В 10 часов утра вся моя Команда была построена в этажах. Я и все мои офицеры стояли на правом фланге 1-ой роты, в нижнем этаже. Состав у нас тогда был еще очень хороший. Люди отдохнувшие, отъевшееся и от войны еще не усталые. Вся первая шеренга или Георгиевские кавалеры, или медалисты. У многих кресты двух степеней. Очень много нашивочных. Представлять такую команду новому командиру было одно удовольствие.
Не в пример старым порядкам, когда высокого начальства зачастую приходилось ждать по часу и больше, ровно в 10 часов и 10 минут дневальный у входной двери подал условный знак. Затем слышим громкое и веселое: «Здравия желаю, Ваше Притство!» Отворяется дверь и на фоне почтительно дающих дорогу рыхлого Н — ва и адьютанта с университетским значком, показыватеся новый командир.

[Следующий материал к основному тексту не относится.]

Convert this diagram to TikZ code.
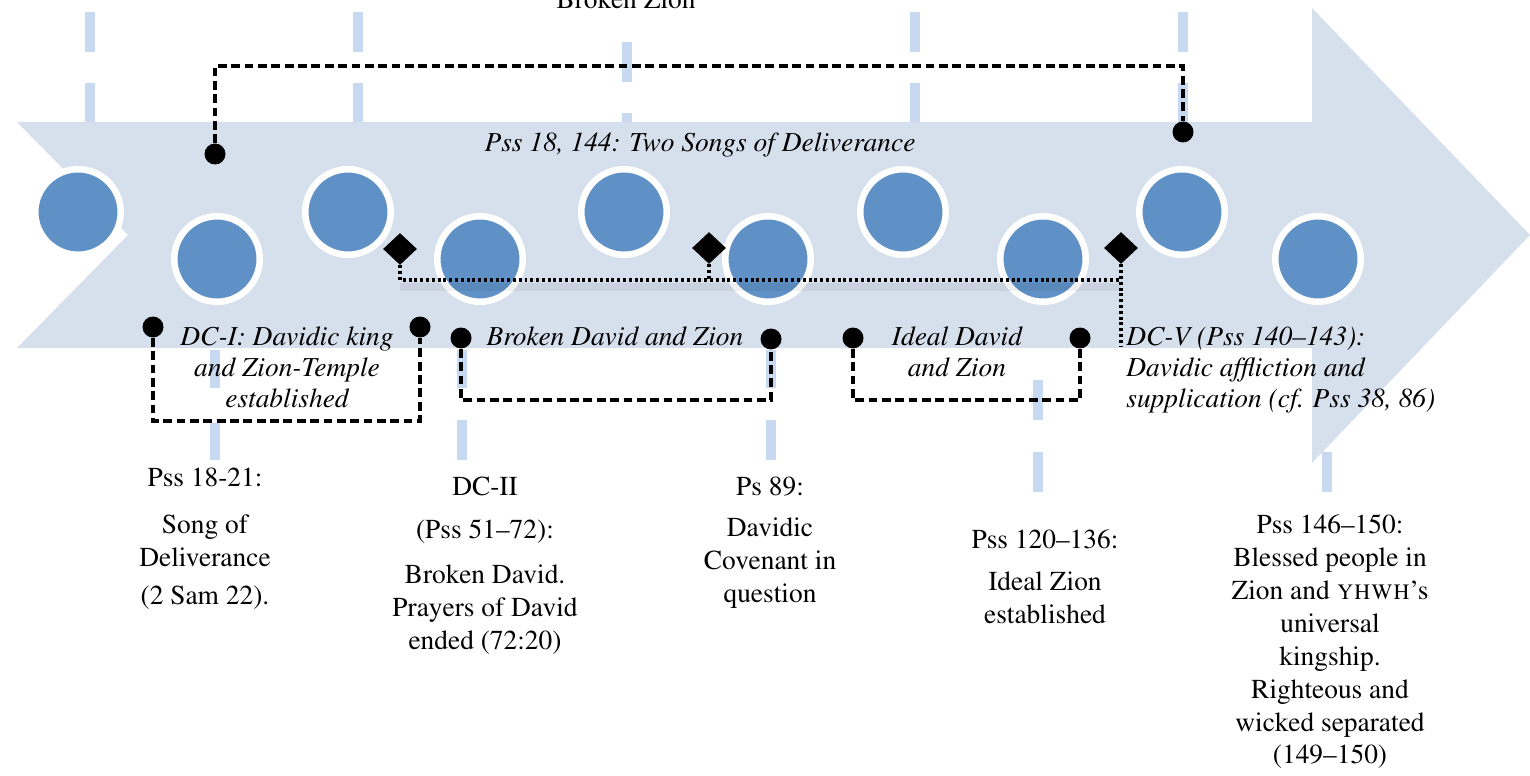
\documentclass[tikz,border=0pt]{standalone}
\usepackage[T1]{fontenc}
\usepackage{times}
\usepackage{xcolor}
\usetikzlibrary{shapes.geometric}
\definecolor{arrowgrey}{RGB}{214,223,236}
\definecolor{stopblue}{RGB}{95,145,199}
\definecolor{guideblue}{RGB}{198,217,240}

\begin{document}
\begin{tikzpicture}[x=0.02cm,y=-0.02cm,
  station/.style={circle,fill=stopblue,draw=white,line width=0.13cm,minimum size=1.71cm,inner sep=0pt},
  knob/.style={circle,fill=black,minimum size=0.42cm,inner sep=0pt},
  gem/.style={diamond,fill=black,minimum width=0.68cm,minimum height=0.64cm,inner sep=0pt},
  guide/.style={guideblue,line width=0.2cm},
  dashline/.style={black,line width=1.8pt,dash pattern=on 5pt off 2.6pt},
  dotline/.style={black,line width=1.8pt,dash pattern=on 1.7pt off 1.6pt},
  tag/.style={font=\fontsize{15.6}{17.6}\selectfont\itshape,align=center,inner sep=0pt},
  psalm/.style={font=\fontsize{15.6}{18.7}\selectfont,align=center,inner sep=0pt}]
\useasboundingbox (0,0) rectangle (1530,776);
\foreach \x/\a/\b in {90/12/52,90/83/122,358/12/52,358/83/122,627/42/82,627/113/122,
  915/12/52,915/83/122,1183/12/52,1183/83/122,215/350/388,215/423/460,462/350/388,
  462/420/460,771/350/388,771/420/460,1038/380/420,1038/452/492,1327/452/492}
  \draw[guide] (\x,\a) -- (\x,\b);
\fill[arrowgrey] (17,122) -- (1312,122) -- (1312,8) -- (1530,235) -- (1312,463)
  -- (1312,348) -- (17,348) -- (128,235) -- cycle;
\foreach \n/\x/\y in {1/78/212,2/217/259,3/348/212,4/480/259,5/624/212,
  6/768/259,7/903/212,8/1043/259,9/1182/212,10/1318/259}
  \node[station] (s\n) at (\x,\y) {};
\node[psalm,anchor=base] (brokenzion) at (626,9) {Broken Zion};
\node[tag,anchor=base] (songs) at (700,152) {Pss 18, 144: Two Songs of Deliverance};
\node[knob] (k1) at (215,154) {};
\node[knob] (k2) at (1183,132) {};
\node[knob] (k3) at (153,327) {};
\node[knob] (k4) at (420,327) {};
\node[knob] (k5) at (461,338) {};
\node[knob] (k6) at (771,339) {};
\node[knob] (k7) at (853,338) {};
\node[knob] (k8) at (1080,338) {};
\node[gem] (g1) at (400,249) {};
\node[gem] (g2) at (709,248) {};
\node[gem] (g3) at (1121,248) {};
\coordinate (overbar) at (0,66);
\coordinate (dcibar) at (0,421);
\coordinate (brokenbar) at (0,400);
\coordinate (idealbar) at (0,400);
\coordinate (chainbar) at (0,280);
\coordinate (shadowbar) at (0,287);
\coordinate (dcvend) at (1121,347);
\draw[dashline] (k1) -- (k1 |- overbar) -| (k2);
\draw[dashline] (k3) -- (k3 |- dcibar) -| (k4);
\draw[dashline] (k5) -- (k5 |- brokenbar) -| (k6);
\draw[dashline] (k7) -- (k7 |- idealbar) -| (k8);
\draw[black,opacity=0.06,line width=5pt] (g1 |- shadowbar) -- (shadowbar -| g3);
\draw[dotline] (g1) -- (g1 |- chainbar) -- (chainbar -| g3);
\draw[dotline] (g2) -- (g2 |- chainbar);
\draw[dotline] (g3) -- (dcvend);
\node[tag,anchor=north] (dci) at (287,327) {DC-I: Davidic king\\and Zion-Temple\\established};
\node[tag,anchor=base] (broken) at (615,346) {Broken David and Zion};
\node[tag,anchor=north] (ideal) at (957,327) {Ideal David\\and Zion};
\node[tag,anchor=north west,align=left] (dcv) at (1126,327) {DC-V (Pss 140--143):\\Davidic affliction and\\supplication (cf. Pss 38, 86)};
\node[psalm,anchor=north] (p1) at (205,468) {Pss 18-21:\\[8pt]Song of\\Deliverance\\[3pt](2 Sam 22).};
\node[psalm,anchor=north] (p2) at (485,477) {DC-II\\[5.7pt](Pss 51--72):\\[6.8pt]Broken David.\\Prayers of David\\ended (72:20)};
\node[psalm,anchor=north] (p3) at (770,477) {Ps 89:\\[4.5pt]Davidic\\Covenant in\\question};
\node[psalm,anchor=north] (p4) at (1045,530) {Pss 120--136:\\[5pt]Ideal Zion\\established};
\node[psalm,anchor=north] (p5) at (1330,515) {Pss 146--150:\\Blessed people in\\Zion and \textsc{yhwh}'s\\universal\\kingship.\\Righteous and\\wicked separated\\(149--150)};
\end{tikzpicture}
\end{document}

Совершенно так же, как генерал, представлявший свой полк Кутузову в Браунау, «голосом радостным для себя, строгим по отношению к подчиненные и приветливым в отношении к подходящему начальнику», кричу: «Команда сми-рно, равнение направо, г-да офицеры!»
Пока ем генерала глазами, успеваю осмотреть его с головы до ног. Молодой человек лет сорока. Роста определенно маленького. Плотный блондин с голубыми глазами и с небольшими растрепанными усами. На боку георгиевское «золотое оружие», а на груди колодка орденов, внушающая уважение: белый Георгий, малиновый «Владимир с мечами», и там дальше все, что полагается, Анна, Станислав и две, три медали, одна из них за Японскую войну. На шее белый крест, похожий на нашего Георгия, но другой формы. При ближайшем рассмотрении оказалось: английский крест Михаила и Георгия, тоже за военные заслуги.